— Begin —

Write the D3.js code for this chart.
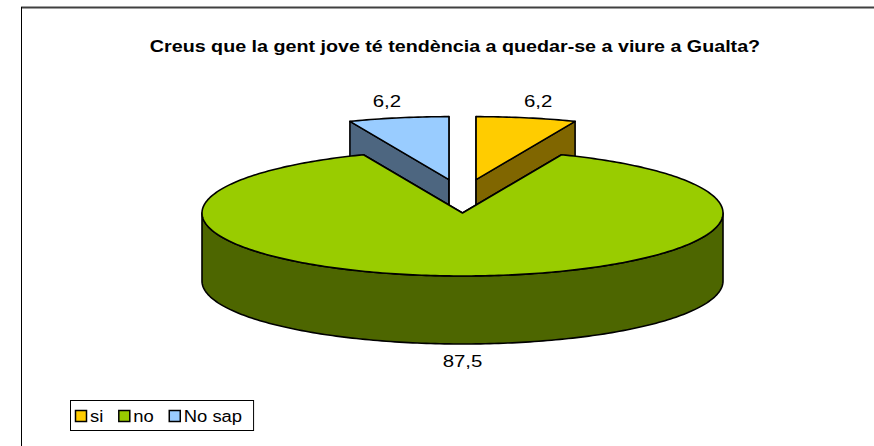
<!DOCTYPE html>
<head>
   <meta charset="utf-8">
   <script src="https://d3js.org/d3.v7.min.js"></script>
   <style>
   body{ margin:0; background:#fff; }
   text{
      font-family: "Liberation Sans", Arial, sans-serif;
      fill: #000;
   }
   text.title{ font-size:16px; font-weight:700; }
   text.valueLabel{ font-size:17px; }
   text.legendLabel{ font-size:16px; }
   path.face{ stroke:#000; stroke-width:1.6; stroke-linejoin:round; }
   </style>
</head>
<body>
<script>
// data
const categories  = ["si", "no", "No sap"];
const values      = [6.2, 87.5, 6.2];
const valueText   = ["6,2", "87,5", "6,2"];
const topColours  = ["#FFCC00", "#99CC00", "#99CCFF"];
const sideColours = ["#806600", "#4D6600", "#4D6680"];
const exploded    = [true, false, true];

const title = "Creus que la gent jove té tendència a quedar-se a viure a Gualta?";

const width = 874, height = 446;
const cx = 462.5, cy = 213;      // pie centre (top face)
const rx = 260.5, ry = 63;       // ellipse radii
const depth = 68;                // thickness of the pie
const explodeX = 70, explodeY = 34;

const svg = d3.select("body").append("svg")
   .attr("width", width)
   .attr("height", height);

// frame lines
svg.append("line")
   .attr("x1", 21).attr("x2", width).attr("y1", 7.5).attr("y2", 7.5)
   .attr("stroke", "#404040").attr("stroke-width", 2);
svg.append("line")
   .attr("x1", 21.5).attr("x2", 21.5).attr("y1", 7).attr("y2", height)
   .attr("stroke", "#000").attr("stroke-width", 1);

// text in the source looks horizontally stretched
function stretch(k){
   return sel => sel.each(function(){
      const w = this.getComputedTextLength();
      d3.select(this).attr("textLength", w*k).attr("lengthAdjust", "spacingAndGlyphs");
   });
}

svg.append("text")
   .attr("class", "title")
   .attr("x", 455)
   .attr("y", 52)
   .style("text-anchor", "middle")
   .text(title)
   .call(stretch(1.23));

const pie = d3.pie().sort(null).startAngle(0).endAngle(2*Math.PI);
const slices = pie(values).map((d,i) => {
   const mid = (d.startAngle + d.endAngle)/2;
   d.mid = mid;
   d.off = exploded[i]
      ? { x: explodeX*Math.sin(mid), y: -explodeY*Math.cos(mid) }
      : { x: 0, y: 0 };
   d.i = i;
   return d;
});

// projection: angle measured clockwise from the top
function pt(d, a, r, z){
   return [cx + d.off.x + r*rx*Math.sin(a), cy + d.off.y - r*ry*Math.cos(a) + z];
}
function arcPts(d, a0, a1, z){
   const n = Math.max(2, Math.ceil(Math.abs(a1-a0)/(Math.PI/180)));
   return d3.range(n+1).map(k => pt(d, a0 + (a1-a0)*k/n, 1, z));
}
const line = d3.line();

const g = svg.append("g");

// back slices first
slices.slice().sort((a,b) => -Math.cos(a.mid) - -Math.cos(b.mid)).forEach(d => {
   const sg = g.append("g");
   // radial walls
   [d.startAngle, d.endAngle].forEach(a => {
      sg.append("path").attr("class", "face")
         .attr("d", line([pt(d,a,0,0), pt(d,a,1,0), pt(d,a,1,depth), pt(d,a,0,depth)]) + "Z")
         .attr("fill", sideColours[d.i]);
   });
   // outer wall, front half only
   const a0 = Math.max(d.startAngle, Math.PI/2), a1 = Math.min(d.endAngle, 3*Math.PI/2);
   if (a1 > a0){
      const top = arcPts(d, a0, a1, 0);
      const bottom = arcPts(d, a1, a0, depth);
      sg.append("path").attr("class", "face")
         .attr("d", line(top.concat(bottom)) + "Z")
         .attr("fill", sideColours[d.i]);
   }
   // top face
   sg.append("path").attr("class", "face")
      .attr("d", line([pt(d,0,0,0)].concat(arcPts(d, d.startAngle, d.endAngle, 0))) + "Z")
      .attr("fill", topColours[d.i]);
});

// value labels
svg.selectAll("text.valueLabel")
   .data(slices)
   .enter()
   .append("text")
   .attr("class", "valueLabel")
   .attr("x", d => cx + d.off.x + (rx+60)*Math.sin(d.mid))
   .attr("y", d => cy + d.off.y - (ry+17)*Math.cos(d.mid) + (Math.cos(d.mid) < 0 ? depth : 0) + 6)
   .style("text-anchor", "middle")
   .text(d => valueText[d.i])
   .call(stretch(1.2));

// legend
const legend = svg.append("g");
const box = legend.append("rect")
   .attr("y", 400.5).attr("height", 30)
   .attr("x", 70.5)
   .attr("fill", "#fff").attr("stroke", "#000").attr("stroke-width", 1);
let lx = 75;
categories.forEach((c,i) => {
   legend.append("rect")
      .attr("x", lx + 0.5).attr("y", 410.5)
      .attr("width", 11).attr("height", 11)
      .attr("fill", topColours[i]).attr("stroke", "#000").attr("stroke-width", 1.5);
   const t = legend.append("text")
      .attr("class", "legendLabel")
      .attr("x", lx + 15)
      .attr("y", 422)
      .text(c)
      .call(stretch(1.15));
   lx += 15 + (+t.attr("textLength")) + 15;
});
box.attr("width", lx - 15 + 11 - 70);
</script>
</body>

— End —

• [AIM]
Emit the lines of the material exactly, from its first line to the line containing "que la gent", inclusive; leave every picture out.

• [SOLUTION FOR THIS TASK]
Write the D3.js code for this chart.
<!DOCTYPE html>
<head>
   <meta charset="utf-8">
   <script src="https://d3js.org/d3.v7.min.js"></script>
   <style>
   body{ margin:0; background:#fff; }
   text{
      font-family: "Liberation Sans", Arial, sans-serif;
      fill: #000;
   }
   text.title{ font-size:16px; font-weight:700; }
   text.valueLabel{ font-size:17px; }
   text.legendLabel{ font-size:16px; }
   path.face{ stroke:#000; stroke-width:1.6; stroke-linejoin:round; }
   </style>
</head>
<body>
<script>
// data
const categories  = ["si", "no", "No sap"];
const values      = [6.2, 87.5, 6.2];
const valueText   = ["6,2", "87,5", "6,2"];
const topColours  = ["#FFCC00", "#99CC00", "#99CCFF"];
const sideColours = ["#806600", "#4D6600", "#4D6680"];
const exploded    = [true, false, true];

const title = "Creus que la gent jove té tendència a quedar-se a viure a Gualta?";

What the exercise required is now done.